§ Available data
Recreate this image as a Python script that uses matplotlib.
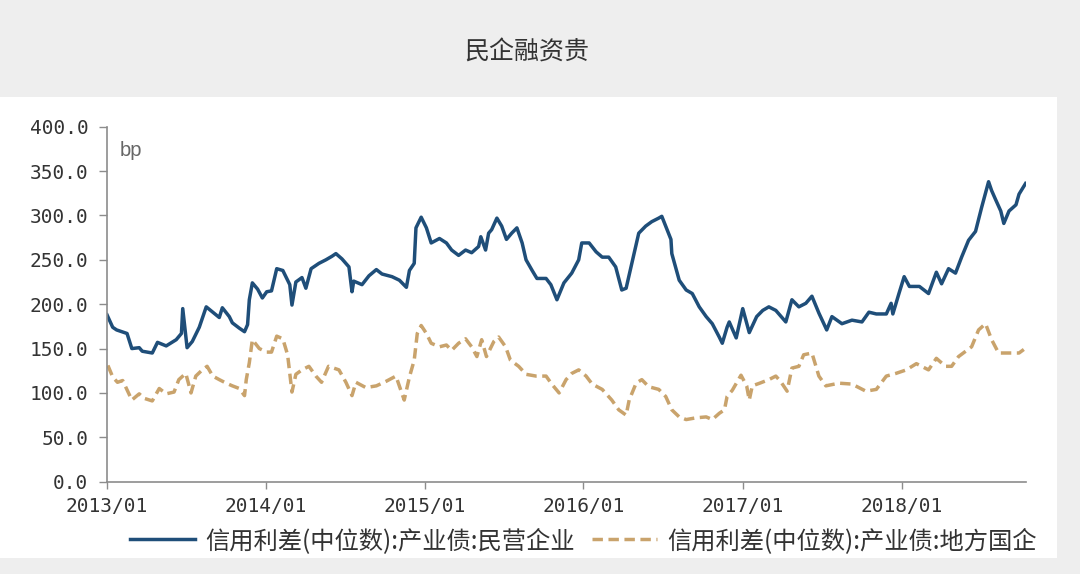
import matplotlib
matplotlib.use("Agg")
import matplotlib.pyplot as plt
import matplotlib.dates as mdates
from matplotlib.patches import Rectangle
from matplotlib.ticker import FuncFormatter
import numpy as np
import pandas as pd

# values (bp)
blue_label = "信用利差(中位数):产业债:民营企业"
tan_label = "信用利差(中位数):产业债:地方国企"

blue_dates = [
    "2013-01-01", "2013-01-14", "2013-01-23", "2013-02-16", "2013-02-27", "2013-03-16", "2013-03-23",
    "2013-04-15", "2013-04-27", "2013-05-17", "2013-06-09", "2013-06-21", "2013-06-24", "2013-07-04",
    "2013-07-16", "2013-08-01", "2013-08-17", "2013-09-01", "2013-09-16", "2013-09-23", "2013-10-09",
    "2013-10-16", "2013-11-01", "2013-11-13", "2013-11-20", "2013-11-24", "2013-12-01", "2013-12-13",
    "2013-12-24",
    "2014-01-03", "2014-01-14", "2014-01-26", "2014-02-09", "2014-02-25", "2014-03-02", "2014-03-11",
    "2014-03-25", "2014-04-03", "2014-04-15", "2014-05-03", "2014-05-19", "2014-06-02", "2014-06-11",
    "2014-06-25", "2014-07-11", "2014-07-18", "2014-07-22", "2014-08-10", "2014-08-26", "2014-09-12",
    "2014-09-25", "2014-10-18", "2014-11-04", "2014-11-20", "2014-11-27", "2014-12-08", "2014-12-12",
    "2014-12-24",
    "2015-01-05", "2015-01-16", "2015-02-04", "2015-02-20", "2015-03-04", "2015-03-20", "2015-04-05",
    "2015-04-19", "2015-05-05", "2015-05-10", "2015-05-21", "2015-05-28", "2015-06-04", "2015-06-16",
    "2015-06-27", "2015-07-08", "2015-07-20", "2015-08-01", "2015-08-13", "2015-08-22", "2015-09-05",
    "2015-09-16", "2015-10-07", "2015-10-18", "2015-11-01", "2015-11-17", "2015-12-05", "2015-12-21",
    "2015-12-28",
    "2016-01-14", "2016-01-30", "2016-02-13", "2016-02-28", "2016-03-15", "2016-03-29", "2016-04-08",
    "2016-04-21", "2016-05-07", "2016-05-23", "2016-06-06", "2016-06-22", "2016-06-29", "2016-07-08",
    "2016-07-20", "2016-07-22", "2016-08-08", "2016-08-24", "2016-09-07", "2016-09-23", "2016-10-09",
    "2016-10-23", "2016-11-08", "2016-11-15", "2016-11-26", "2016-12-01", "2016-12-17",
    "2017-01-01", "2017-01-16", "2017-02-02", "2017-02-16", "2017-03-02", "2017-03-18", "2017-04-10",
    "2017-04-24", "2017-05-10", "2017-05-26", "2017-06-09", "2017-06-25", "2017-07-13", "2017-07-25",
    "2017-08-17", "2017-09-09", "2017-10-02", "2017-10-18", "2017-11-04", "2017-11-27", "2017-12-08",
    "2017-12-12", "2017-12-26",
    "2018-01-07", "2018-01-19", "2018-02-11", "2018-03-04", "2018-03-22", "2018-04-03", "2018-04-19",
    "2018-05-05", "2018-05-19", "2018-06-04", "2018-06-20", "2018-07-04", "2018-07-20", "2018-07-27",
    "2018-08-05", "2018-08-17", "2018-08-24", "2018-09-05", "2018-09-21", "2018-09-28", "2018-10-13",
]
blue_vals = [
    188, 174, 171, 167, 150, 151, 147, 145, 157, 153, 160, 167, 195, 151, 158, 174, 197, 191, 185, 196,
    186, 179, 173, 169, 177, 205, 224, 217, 207,
    214, 215, 240, 238, 222, 199, 225, 230, 218, 240, 246, 250, 254, 257, 251, 242, 214, 226, 222, 232,
    239, 234, 231, 227, 219, 238, 246, 286, 298,
    286, 269, 274, 269, 261, 255, 261, 258, 265, 276, 261, 280, 284, 297, 288, 273, 280, 286, 269, 250,
    238, 229, 229, 222, 205, 224, 235, 250, 269,
    269, 259, 253, 253, 242, 216, 218, 246, 280, 288, 293, 297, 299, 288, 273, 257, 227, 216, 212, 197,
    186, 178, 163, 156, 174, 180, 162,
    195, 168, 186, 193, 197, 193, 180, 205, 197, 201, 209, 190, 171, 186, 178, 182, 180, 191, 189, 189,
    201, 189, 212,
    231, 220, 220, 212, 236, 223, 240, 235, 253, 272, 282, 309, 338, 328, 318, 305, 291, 305, 312, 324,
    336,
]

tan_dates = [
    "2013-01-03", "2013-01-14", "2013-01-25", "2013-02-06", "2013-02-27", "2013-03-16", "2013-03-27",
    "2013-04-15", "2013-05-01", "2013-05-17", "2013-06-04", "2013-06-15", "2013-07-01", "2013-07-13",
    "2013-07-24", "2013-08-08", "2013-08-19", "2013-09-01", "2013-09-16", "2013-10-02", "2013-10-16",
    "2013-11-01", "2013-11-13", "2013-11-17", "2013-11-24", "2013-12-01", "2013-12-17",
    "2014-01-03", "2014-01-14", "2014-01-26", "2014-02-09", "2014-02-20", "2014-03-02", "2014-03-11",
    "2014-03-25", "2014-04-10", "2014-04-26", "2014-05-09", "2014-05-25", "2014-06-18", "2014-07-04",
    "2014-07-18", "2014-07-27", "2014-08-19", "2014-09-12", "2014-10-04", "2014-10-27", "2014-11-15",
    "2014-11-27", "2014-12-08", "2014-12-15", "2014-12-24",
    "2015-01-05", "2015-01-16", "2015-02-04", "2015-02-20", "2015-03-04", "2015-03-20", "2015-04-05",
    "2015-04-19", "2015-05-01", "2015-05-12", "2015-05-23", "2015-06-09", "2015-06-20", "2015-07-06",
    "2015-07-17", "2015-08-05", "2015-08-22", "2015-09-14", "2015-10-07", "2015-10-20", "2015-11-06",
    "2015-11-22", "2015-12-05", "2015-12-21",
    "2016-01-07", "2016-01-21", "2016-02-13", "2016-03-06", "2016-03-22", "2016-04-08", "2016-04-15",
    "2016-05-01", "2016-05-14", "2016-05-30", "2016-06-22", "2016-07-08", "2016-07-22", "2016-08-08",
    "2016-08-24", "2016-09-16", "2016-10-09", "2016-10-23", "2016-11-08", "2016-11-20", "2016-11-26",
    "2016-12-08", "2016-12-28",
    "2017-01-10", "2017-01-16", "2017-01-23", "2017-02-09", "2017-03-02", "2017-03-18", "2017-03-29",
    "2017-04-13", "2017-04-24", "2017-05-10", "2017-05-21", "2017-06-09", "2017-06-25", "2017-07-11",
    "2017-08-10", "2017-09-09", "2017-10-11", "2017-11-04", "2017-11-27", "2017-12-19",
    "2018-01-12", "2018-02-04", "2018-03-04", "2018-03-22", "2018-04-12", "2018-04-26", "2018-05-12",
    "2018-06-11", "2018-06-27", "2018-07-13", "2018-07-27", "2018-08-12", "2018-09-05", "2018-09-28",
    "2018-10-09",
]
tan_vals = [
    131, 118, 112, 114, 92, 99, 94, 91, 105, 99, 101, 115, 122, 100, 119, 126, 130, 119, 115, 111,
    108, 105, 97, 115, 134, 160, 150,
    146, 146, 164, 161, 143, 101, 121, 126, 130, 119, 112, 130, 126, 112, 97, 112, 106, 108, 113,
    119, 92, 118, 137, 167, 176,
    167, 156, 152, 154, 148, 156, 161, 152, 141, 160, 141, 158, 163, 152, 137, 130, 121, 119, 119,
    110, 100, 115, 122, 126,
    119, 110, 104, 92, 81, 75, 92, 111, 115, 107, 104, 96, 81, 73, 70, 72, 73, 70, 77, 81, 96, 103, 120,
    108, 92, 108, 111, 115, 119, 113, 102, 128, 130, 143, 145, 119, 108, 111, 110, 102, 104, 119, 122,
    126, 133, 126, 139, 130, 130, 141, 152, 171, 178, 160, 145, 145, 145, 149,
]

y_ticks = [0, 50, 100, 150, 200, 250, 300, 350, 400]
x_ticks = ["2013-01-01", "2014-01-01", "2015-01-01", "2016-01-01", "2017-01-01", "2018-01-01"]

blue = "#1f4e79"
tan = "#c9a36c"
cjk = ["Noto Sans CJK SC", "DejaVu Sans"]

fig = plt.figure(figsize=(10.8, 5.74), dpi=100, facecolor="#eeeeee")
fig.add_artist(Rectangle((0, 0.0279), 0.9787, 0.8031, transform=fig.transFigure,
                         facecolor="white", edgecolor="none", zorder=-1))

fig.text(0.488, 0.909, "民企融资贵", ha="center", va="center", fontsize=18,
         color="#333333", family=cjk)

ax = fig.add_axes([0.0991, 0.1608, 0.8509, 0.6185])
ax.set_facecolor("white")

ax.plot(pd.to_datetime(blue_dates), blue_vals, color=blue, lw=2.5, label=blue_label)
ax.plot(pd.to_datetime(tan_dates), tan_vals, color=tan, lw=2.5, linestyle=(0, (3, 1.6)),
        label=tan_label)

ax.set_ylim(0, 400)
ax.set_xlim(pd.Timestamp("2013-01-01"), pd.Timestamp("2018-10-14"))
ax.set_yticks(y_ticks)
ax.yaxis.set_major_formatter(FuncFormatter(lambda v, p: f"{v:.1f}"))
ax.set_xticks(pd.to_datetime(x_ticks))
ax.xaxis.set_major_formatter(mdates.DateFormatter("%Y/%m"))

for s in ["top", "right"]:
    ax.spines[s].set_visible(False)
for s in ["left", "bottom"]:
    ax.spines[s].set_color("#8c8c8c")
    ax.spines[s].set_linewidth(1.2)

ax.tick_params(axis="y", direction="out", length=5.5, width=1, color="#8c8c8c", pad=8,
               labelsize=14, labelcolor="#333333")
ax.tick_params(axis="x", direction="out", length=5, width=1, color="#8c8c8c", pad=6,
               labelsize=14, labelcolor="#333333")
for lab in ax.get_xticklabels() + ax.get_yticklabels():
    lab.set_family("DejaVu Sans Mono")

ax.text(0.014, 0.934, "bp", transform=ax.transAxes, ha="left", va="center", fontsize=14.5,
        color="#666666", family="Liberation Sans")

leg = fig.legend(loc="center", bbox_to_anchor=(0.54, 0.0575), ncol=2, frameon=False,
                 prop={"family": cjk, "size": 17.5}, handlelength=2.7, handletextpad=0.4,
                 columnspacing=0.7)
for t in leg.get_texts():
    t.set_color("#333333")

fig.savefig("out.png", dpi=100, facecolor=fig.get_facecolor())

§ What the task requires
Each line above that holds the string "matplotlib" should be copied and shown.

§ Exercise solution
Recreate this image as a Python script that uses matplotlib.
import matplotlib
matplotlib.use("Agg")
import matplotlib.pyplot as plt
import matplotlib.dates as mdates
from matplotlib.patches import Rectangle
from matplotlib.ticker import FuncFormatter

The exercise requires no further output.